5) MC often jumps on the bandwagon supporting these products WITHOUT ever hearing them! He obviously supports the construct described above on it's face with some supplementation of reviews he's read.

So what have I synthesized from the above? I think MC is on a bit of a Crusade. I don't think he actually is a shill or receives any kickback from anyone. I think he approaches this as almost a religious pursuit - pouring himself into the support of tiny US-based operations that are priced on the affordable end of hifi and trying to prove that everyone else is wasting their money on much higher priced gear - partly due perhaps to his own inability to afford the higher priced stuff himself but also on his own definition of a value proposition and how humans should be allocating capital. So he paints this narrative that everyone else is getting ripped off to make himself feel better about the gear he has selected while also supporting HIS view of what America is all about. Sadly it disenfranchises everyone who doesn't fit his mold of the proper way to pursue this hobby.

Another thing to point out is that unless things have changed since 2014, even Raven gear is designed in South Korea by SE Han who became a subcontractor to Raven Audio under an agreement that he would design all of the circuits for Raven Audio. Raven Audio subsequently owns the rights to all of the products they make as I understand it as well.
i disagree,true auduophiles are not buying them..
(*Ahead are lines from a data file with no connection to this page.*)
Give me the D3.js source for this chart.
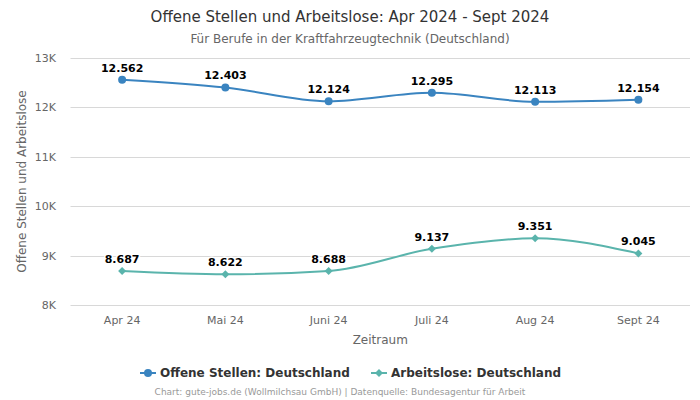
<!DOCTYPE html>
<html><head><meta charset="utf-8">
<script src="https://cdn.jsdelivr.net/npm/d3@7"></script>
<style>body{margin:0;background:#fff;}svg{font-family:"DejaVu Sans",sans-serif;}</style>
</head><body><svg id="c" width="700" height="400"></svg>
<script>
const categories = ["Apr 24","Mai 24","Juni 24","Juli 24","Aug 24","Sept 24"];
const offeneStellen = [12562,12403,12124,12295,12113,12154];
const arbeitslose = [8687,8622,8688,9137,9351,9045];
const yTicks = [8000,9000,10000,11000,12000,13000];
const seriesNames = ["Offene Stellen: Deutschland","Arbeitslose: Deutschland"];

(function(){
const svg = d3.select("#c");
const pLeft = 70.5, pRight = 690, pTop = 58, pBottom = 305;
const x = d3.scaleBand().domain(categories).range([pLeft,pRight]);
const y = d3.scaleLinear().domain([8000,13000]).range([pBottom,pTop]);
const fmt = v => d3.format(",")(v).replace(/,/g,".");

svg.append("text").attr("x",350).attr("y",22).attr("text-anchor","middle").attr("font-size",15).attr("fill","#333").text("Offene Stellen und Arbeitslose: Apr 2024 - Sept 2024");
svg.append("text").attr("x",350).attr("y",43).attr("text-anchor","middle").attr("font-size",12).attr("fill","#666").text("Für Berufe in der Kraftfahrzeugtechnik (Deutschland)");

svg.append("g").selectAll("line").data(yTicks).join("line")
  .attr("x1",pLeft).attr("x2",pRight).attr("y1",d=>Math.round(y(d))+0.5).attr("y2",d=>Math.round(y(d))+0.5)
  .attr("stroke","#d8d8d8").attr("stroke-width",1);
svg.append("g").selectAll("text").data(yTicks).join("text")
  .attr("x",56).attr("y",d=>y(d)+4).attr("text-anchor","end").attr("font-size",11).attr("fill","#666")
  .text(d=>(d/1000)+"K");
svg.append("g").selectAll("text").data(categories).join("text")
  .attr("x",d=>x(d)+x.bandwidth()/2).attr("y",324).attr("text-anchor","middle").attr("font-size",11).attr("fill","#666")
  .text(d=>d);
svg.append("text").attr("x",(pLeft+pRight)/2).attr("y",344).attr("text-anchor","middle").attr("font-size",12).attr("fill","#666").text("Zeitraum");
svg.append("text").attr("transform",`translate(26,${(pTop+pBottom)/2}) rotate(-90)`).attr("text-anchor","middle").attr("font-size",12).attr("fill","#666").text("Offene Stellen und Arbeitslose");

const series = [
  {vals:offeneStellen,color:"#3a84c0",sym:"circle"},
  {vals:arbeitslose,color:"#5ab4ac",sym:"diamond"}
];
const line = d3.line().x((d,i)=>x(categories[i])+x.bandwidth()/2).y(d=>y(d)).curve(d3.curveMonotoneX);
series.forEach(s=>{
  svg.append("path").attr("d",line(s.vals)).attr("fill","none").attr("stroke",s.color).attr("stroke-width",2);
  const g = svg.append("g");
  s.vals.forEach((v,i)=>{
    const cx = x(categories[i])+x.bandwidth()/2, cy = y(v);
    if(s.sym==="circle") g.append("circle").attr("cx",cx).attr("cy",cy).attr("r",4).attr("fill",s.color);
    else g.append("path").attr("d",`M${cx},${cy-4}L${cx+4},${cy}L${cx},${cy+4}L${cx-4},${cy}Z`).attr("fill",s.color);
    g.append("text").attr("x",cx).attr("y",cy-8).attr("text-anchor","middle").attr("font-size",11).attr("font-weight","bold").attr("fill","#000")
      .attr("stroke","#fff").attr("stroke-width",3).attr("paint-order","stroke").attr("stroke-linejoin","round").text(fmt(v));
  });
});

const lg = [{x:140,s:series[0],n:seriesNames[0]},{x:371,s:series[1],n:seriesNames[1]}];
lg.forEach(l=>{
  svg.append("line").attr("x1",l.x).attr("x2",l.x+16).attr("y1",373).attr("y2",373).attr("stroke",l.s.color).attr("stroke-width",2);
  const cx=l.x+8, cy=373;
  if(l.s.sym==="circle") svg.append("circle").attr("cx",cx).attr("cy",cy).attr("r",4).attr("fill",l.s.color);
  else svg.append("path").attr("d",`M${cx},${cy-4}L${cx+4},${cy}L${cx},${cy+4}L${cx-4},${cy}Z`).attr("fill",l.s.color);
  svg.append("text").attr("x",l.x+20).attr("y",377).attr("font-size",12).attr("font-weight","bold").attr("fill","#333").text(l.n);
});
svg.append("text").attr("x",340).attr("y",395).attr("text-anchor","middle").attr("font-size",9).attr("fill","#999").text("Chart: gute-jobs.de (Wollmilchsau GmbH) | Datenquelle: Bundesagentur für Arbeit");
})();
</script></body></html>
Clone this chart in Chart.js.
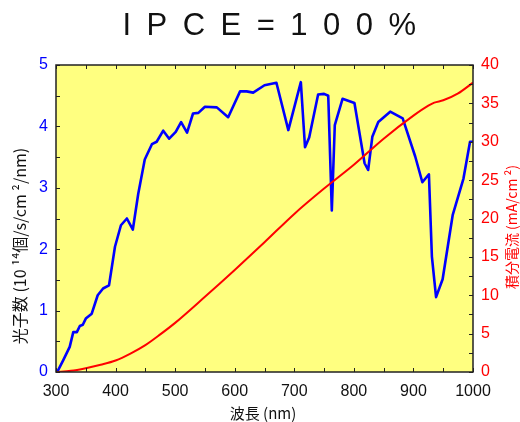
<!DOCTYPE html>
<html><head><meta charset="utf-8">
<script src="https://cdn.jsdelivr.net/npm/chart.js@4/dist/chart.umd.min.js"></script>
<style>
html,body{margin:0;padding:0;background:#fff;}
#wrap{position:relative;width:520px;height:422px;overflow:hidden;}
canvas{position:absolute;left:0;top:0;}
#title{position:absolute;left:17px;top:9px;width:520px;text-align:center;font-family:"Liberation Sans",Arial,sans-serif;font-size:31px;line-height:31px;letter-spacing:15.5px;color:#111;white-space:nowrap;}
</style></head><body>
<div id="wrap"><canvas id="c" width="520" height="422"></canvas><div id="title">IPCE=100%</div></div>
<script>
// ---- data ----
const photonWavelengths = [302,312,323,329,335,340,345,350,360,370,379,389,399,409,419,429,438,449,461,469,480,490,501,510,520,530,539,550,570,589,609,620,631,650,670,690,711,718,725,740,750,757,763,768,781,801,818,824,831,841,861,882,903,915,926,931,938,949,966,984,995,1000];
const photonFlux = [0,0.19,0.41,0.65,0.65,0.75,0.77,0.87,0.95,1.25,1.36,1.41,2.04,2.39,2.50,2.32,2.90,3.46,3.71,3.75,3.93,3.80,3.91,4.07,3.90,4.21,4.22,4.32,4.31,4.15,4.57,4.57,4.55,4.67,4.71,3.94,4.72,3.66,3.82,4.52,4.53,4.50,2.63,4.02,4.45,4.38,3.40,3.29,3.83,4.07,4.24,4.13,3.51,3.09,3.22,1.88,1.22,1.51,2.56,3.15,3.75,3.75];
const currentWavelengths = [300,325,350,375,400,425,450,475,500,550,600,650,700,750,800,850,900,925,935,950,975,1000];
const integratedCurrent = [0,0.15,0.5,0.95,1.5,2.4,3.5,4.9,6.4,9.8,13.3,16.9,20.6,23.9,27.0,30.4,33.4,34.7,35.1,35.4,36.3,37.7];
const xTickLabels = [300,400,500,600,700,800,900,1000];
const leftTickLabels = [0,1,2,3,4,5];
const rightTickLabels = [0,5,10,15,20,25,30,35,40];

const titleText = 'IPCE=100%';
const xTitle = '波長 (nm)';
const leftTitle = '光子数 (10 ¹⁴個/s/cm ²/nm)';
const rightTitle = '積分電流 (mA/cm ²)';

const BLUE = '#0000ff', RED = '#ff0000';
const tickFont = {family:'"Liberation Sans", Arial, sans-serif', size:16};
const cjkFont = '"Noto Sans CJK JP", "Liberation Sans", sans-serif';

const decor = {
  id:'decor',
  beforeDraw(chart){
    const {ctx, chartArea:a} = chart;
    ctx.save();
    ctx.fillStyle = '#FFFF80';
    ctx.fillRect(a.left, a.top, a.right-a.left, a.bottom-a.top);
    ctx.restore();
  },
  afterDatasetsDraw(chart){
    const {ctx, chartArea:a, scales} = chart;
    ctx.save();
    ctx.strokeStyle = '#222';
    ctx.lineWidth = 1;
    const L = 4;
    ctx.beginPath();
    for (let v = 300; v <= 1000; v += 50) {
      const px = Math.round(scales.x.getPixelForValue(v)) + 0.5;
      ctx.moveTo(px, a.bottom); ctx.lineTo(px, a.bottom - L);
      ctx.moveTo(px, a.top); ctx.lineTo(px, a.top + L);
    }
    for (let v = 0; v <= 5; v += 0.5) {
      const py = Math.round(scales.y.getPixelForValue(v)) + 0.5;
      ctx.moveTo(a.left, py); ctx.lineTo(a.left + L, py);
    }
    for (let v = 0; v <= 40; v += 2.5) {
      const py = Math.round(scales.y1.getPixelForValue(v)) + 0.5;
      ctx.moveTo(a.right, py); ctx.lineTo(a.right - L, py);
    }
    ctx.stroke();
    ctx.lineWidth = 1.5;
    ctx.strokeStyle = '#222';
    ctx.strokeRect(a.left, a.top, a.right-a.left, a.bottom-a.top);
    ctx.restore();
  },
  afterDraw(chart){
    const {ctx} = chart;
    ctx.save();
    ctx.textAlign = 'center';
    ctx.textBaseline = 'middle';
    ctx.font = '15px ' + cjkFont;
    ctx.fillStyle = '#111';
    ctx.fillText(xTitle, 263, 413);
    ctx.save();
    ctx.font = '16px ' + cjkFont;
    ctx.translate(20, 246);
    ctx.rotate(-Math.PI/2);
    ctx.fillText(leftTitle, 0, 0);
    ctx.restore();
    ctx.save();
    ctx.font = '14px ' + cjkFont;
    ctx.fillStyle = RED;
    ctx.translate(512, 227);
    ctx.rotate(-Math.PI/2);
    ctx.fillText(rightTitle, 0, 0);
    ctx.restore();
    ctx.restore();
  }
};

const plain = v => String(v);

new Chart(document.getElementById('c'), {
  type:'line',
  data:{
    datasets:[
      {label:'光子数', data:photonWavelengths.map((x,i)=>({x, y:photonFlux[i]})), borderColor:BLUE, borderWidth:2.6, pointRadius:0, tension:0, yAxisID:'y', order:1, borderJoinStyle:'round'},
      {label:'積分電流', data:currentWavelengths.map((x,i)=>({x, y:integratedCurrent[i]})), borderColor:RED, borderWidth:2, pointRadius:0, tension:0.4, cubicInterpolationMode:'monotone', yAxisID:'y1', order:0}
    ]
  },
  options:{
    responsive:false, animation:false, devicePixelRatio:1,
    layout:{padding:{top:65, left:0, right:0, bottom:0}},
    plugins:{legend:{display:false}, tooltip:{enabled:false}, title:{display:false}},
    scales:{
      x:{type:'linear', min:300, max:1000, afterFit(s){s.height=50;},
        afterBuildTicks(s){s.ticks = xTickLabels.map(v=>({value:v}));},
        grid:{display:false, drawTicks:false}, border:{display:false},
        ticks:{color:'#111', font:tickFont, padding:10, maxRotation:0, callback:plain}},
      y:{type:'linear', position:'left', min:0, max:5, afterFit(s){s.width=56;},
        afterBuildTicks(s){s.ticks = leftTickLabels.map(v=>({value:v}));},
        grid:{display:false, drawTicks:false}, border:{display:false},
        ticks:{color:BLUE, font:tickFont, padding:8, callback:plain}},
      y1:{type:'linear', position:'right', min:0, max:40, afterFit(s){s.width=47;},
        afterBuildTicks(s){s.ticks = rightTickLabels.map(v=>({value:v}));},
        grid:{display:false, drawTicks:false}, border:{display:false},
        ticks:{color:RED, font:tickFont, padding:8, callback:plain}}
    }
  },
  plugins:[decor]
});
</script>
</body></html>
I don't think we should argue over what an audiophile is.  I totally believe audiophiles are buying Tekton Impact monitors.  Really the key is that people are buying these speakers because they feel they deliver good sound at a $2,100 price point.  These are not performing as $10,000 or $30,000 speakers because the market does not see them as such.  If the market saw them as being equivalent to a speaker that sold at many multiples of their price then that's where Eric would price them - because he's not an idiot.  In the realm of consumer or commercial products it's the market that sets the value...not some blowhard with 10,500 posts asserting their value.